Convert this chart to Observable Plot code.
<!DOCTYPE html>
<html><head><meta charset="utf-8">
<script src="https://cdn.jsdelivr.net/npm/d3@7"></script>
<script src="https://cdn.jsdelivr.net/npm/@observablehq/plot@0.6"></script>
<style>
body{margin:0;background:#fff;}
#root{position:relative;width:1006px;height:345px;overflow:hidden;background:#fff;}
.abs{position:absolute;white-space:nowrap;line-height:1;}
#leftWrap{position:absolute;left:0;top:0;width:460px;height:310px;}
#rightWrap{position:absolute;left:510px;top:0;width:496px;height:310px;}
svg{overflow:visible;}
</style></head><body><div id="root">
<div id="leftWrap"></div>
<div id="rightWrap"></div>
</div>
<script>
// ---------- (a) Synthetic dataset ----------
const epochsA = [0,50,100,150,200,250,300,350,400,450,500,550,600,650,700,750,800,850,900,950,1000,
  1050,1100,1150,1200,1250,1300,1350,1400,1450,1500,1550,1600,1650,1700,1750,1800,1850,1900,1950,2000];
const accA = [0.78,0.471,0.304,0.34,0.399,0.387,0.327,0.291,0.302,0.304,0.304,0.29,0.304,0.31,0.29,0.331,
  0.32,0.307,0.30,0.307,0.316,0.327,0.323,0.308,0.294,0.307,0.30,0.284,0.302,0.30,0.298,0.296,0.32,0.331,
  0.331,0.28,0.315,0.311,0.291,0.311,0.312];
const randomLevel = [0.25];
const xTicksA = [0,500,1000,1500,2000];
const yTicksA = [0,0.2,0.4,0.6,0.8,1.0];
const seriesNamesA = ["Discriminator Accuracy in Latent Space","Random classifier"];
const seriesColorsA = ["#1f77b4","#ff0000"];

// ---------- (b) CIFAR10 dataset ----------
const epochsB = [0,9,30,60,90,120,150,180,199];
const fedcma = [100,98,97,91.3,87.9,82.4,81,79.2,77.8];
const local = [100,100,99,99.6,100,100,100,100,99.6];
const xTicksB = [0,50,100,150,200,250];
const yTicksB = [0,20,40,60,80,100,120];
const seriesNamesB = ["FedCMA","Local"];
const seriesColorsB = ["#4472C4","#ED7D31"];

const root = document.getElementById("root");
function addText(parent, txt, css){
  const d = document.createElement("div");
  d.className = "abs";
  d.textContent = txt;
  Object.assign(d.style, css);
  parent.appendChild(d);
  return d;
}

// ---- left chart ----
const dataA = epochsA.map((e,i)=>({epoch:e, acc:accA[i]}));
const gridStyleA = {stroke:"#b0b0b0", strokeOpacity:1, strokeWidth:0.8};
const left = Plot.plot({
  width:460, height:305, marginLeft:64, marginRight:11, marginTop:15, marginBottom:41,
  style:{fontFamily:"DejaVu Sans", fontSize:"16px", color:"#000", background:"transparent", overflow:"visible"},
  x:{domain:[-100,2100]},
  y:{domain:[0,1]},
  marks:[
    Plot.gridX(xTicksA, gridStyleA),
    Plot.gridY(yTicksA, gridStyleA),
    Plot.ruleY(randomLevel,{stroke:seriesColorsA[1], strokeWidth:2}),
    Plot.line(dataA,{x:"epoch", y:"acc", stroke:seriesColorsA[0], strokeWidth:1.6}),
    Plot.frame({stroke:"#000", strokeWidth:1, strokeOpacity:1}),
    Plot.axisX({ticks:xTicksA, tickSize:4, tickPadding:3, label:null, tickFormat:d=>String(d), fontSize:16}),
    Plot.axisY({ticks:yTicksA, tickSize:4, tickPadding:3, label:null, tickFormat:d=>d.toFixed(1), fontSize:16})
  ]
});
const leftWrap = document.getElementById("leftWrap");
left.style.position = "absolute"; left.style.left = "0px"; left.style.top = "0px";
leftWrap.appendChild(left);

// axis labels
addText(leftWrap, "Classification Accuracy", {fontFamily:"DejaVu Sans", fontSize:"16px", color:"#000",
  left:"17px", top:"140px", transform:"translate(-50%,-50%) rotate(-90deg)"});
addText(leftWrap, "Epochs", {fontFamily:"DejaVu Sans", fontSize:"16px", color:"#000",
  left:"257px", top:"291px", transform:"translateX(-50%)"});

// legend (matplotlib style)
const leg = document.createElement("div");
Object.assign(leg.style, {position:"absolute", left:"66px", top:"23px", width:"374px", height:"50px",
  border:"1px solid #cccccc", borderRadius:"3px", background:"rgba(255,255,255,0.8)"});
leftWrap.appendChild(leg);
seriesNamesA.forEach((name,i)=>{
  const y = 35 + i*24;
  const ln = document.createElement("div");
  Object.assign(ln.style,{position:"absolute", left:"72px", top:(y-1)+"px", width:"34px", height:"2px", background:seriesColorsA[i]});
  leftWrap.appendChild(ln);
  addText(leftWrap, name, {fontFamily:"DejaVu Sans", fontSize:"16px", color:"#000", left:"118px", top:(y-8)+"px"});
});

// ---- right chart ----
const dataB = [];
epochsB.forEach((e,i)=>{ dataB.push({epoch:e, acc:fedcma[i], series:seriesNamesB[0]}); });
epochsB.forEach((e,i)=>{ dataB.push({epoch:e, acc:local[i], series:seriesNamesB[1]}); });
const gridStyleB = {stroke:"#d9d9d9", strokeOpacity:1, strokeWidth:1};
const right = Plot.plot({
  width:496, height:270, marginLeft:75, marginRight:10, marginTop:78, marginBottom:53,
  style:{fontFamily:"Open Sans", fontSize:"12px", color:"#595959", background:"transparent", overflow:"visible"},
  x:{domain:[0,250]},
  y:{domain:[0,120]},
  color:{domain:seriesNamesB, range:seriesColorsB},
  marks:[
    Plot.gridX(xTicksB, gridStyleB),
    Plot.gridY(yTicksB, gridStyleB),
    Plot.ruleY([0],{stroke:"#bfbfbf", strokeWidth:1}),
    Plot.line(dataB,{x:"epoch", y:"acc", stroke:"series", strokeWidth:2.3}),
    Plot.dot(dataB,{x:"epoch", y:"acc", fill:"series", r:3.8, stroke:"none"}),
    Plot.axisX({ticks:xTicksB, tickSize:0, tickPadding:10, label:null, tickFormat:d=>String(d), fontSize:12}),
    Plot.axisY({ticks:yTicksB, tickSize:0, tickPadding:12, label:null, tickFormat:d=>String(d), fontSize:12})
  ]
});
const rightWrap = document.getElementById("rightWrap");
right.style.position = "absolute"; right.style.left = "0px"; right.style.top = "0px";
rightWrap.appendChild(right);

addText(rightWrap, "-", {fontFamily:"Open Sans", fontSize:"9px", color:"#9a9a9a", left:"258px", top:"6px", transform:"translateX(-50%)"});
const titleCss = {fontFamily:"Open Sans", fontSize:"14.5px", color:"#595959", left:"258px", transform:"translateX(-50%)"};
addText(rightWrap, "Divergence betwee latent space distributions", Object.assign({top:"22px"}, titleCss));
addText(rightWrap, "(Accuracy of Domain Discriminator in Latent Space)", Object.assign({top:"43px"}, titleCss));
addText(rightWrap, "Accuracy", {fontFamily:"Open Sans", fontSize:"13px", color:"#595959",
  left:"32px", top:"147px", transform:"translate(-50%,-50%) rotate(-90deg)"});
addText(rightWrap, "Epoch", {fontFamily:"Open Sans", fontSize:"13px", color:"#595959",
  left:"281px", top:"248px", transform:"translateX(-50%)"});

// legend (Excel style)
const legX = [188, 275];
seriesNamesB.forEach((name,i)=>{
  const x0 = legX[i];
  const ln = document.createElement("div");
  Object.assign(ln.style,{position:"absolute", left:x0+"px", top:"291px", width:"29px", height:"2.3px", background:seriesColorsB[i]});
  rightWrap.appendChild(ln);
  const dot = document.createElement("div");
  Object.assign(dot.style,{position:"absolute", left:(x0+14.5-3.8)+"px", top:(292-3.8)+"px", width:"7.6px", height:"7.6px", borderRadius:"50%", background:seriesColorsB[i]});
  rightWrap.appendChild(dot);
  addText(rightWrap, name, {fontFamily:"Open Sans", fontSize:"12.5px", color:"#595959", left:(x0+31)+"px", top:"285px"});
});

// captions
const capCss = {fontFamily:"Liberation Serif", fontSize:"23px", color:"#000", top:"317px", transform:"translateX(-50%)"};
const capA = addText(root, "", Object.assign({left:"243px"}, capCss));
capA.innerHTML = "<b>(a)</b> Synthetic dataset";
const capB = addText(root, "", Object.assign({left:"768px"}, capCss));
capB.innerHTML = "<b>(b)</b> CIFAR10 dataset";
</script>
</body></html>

###

TASK BRIEF: Gather each line from the listing above that holds "chart".

OUTPUT:
Convert this chart to Observable Plot code.
// ---- left chart ----
// ---- right chart ----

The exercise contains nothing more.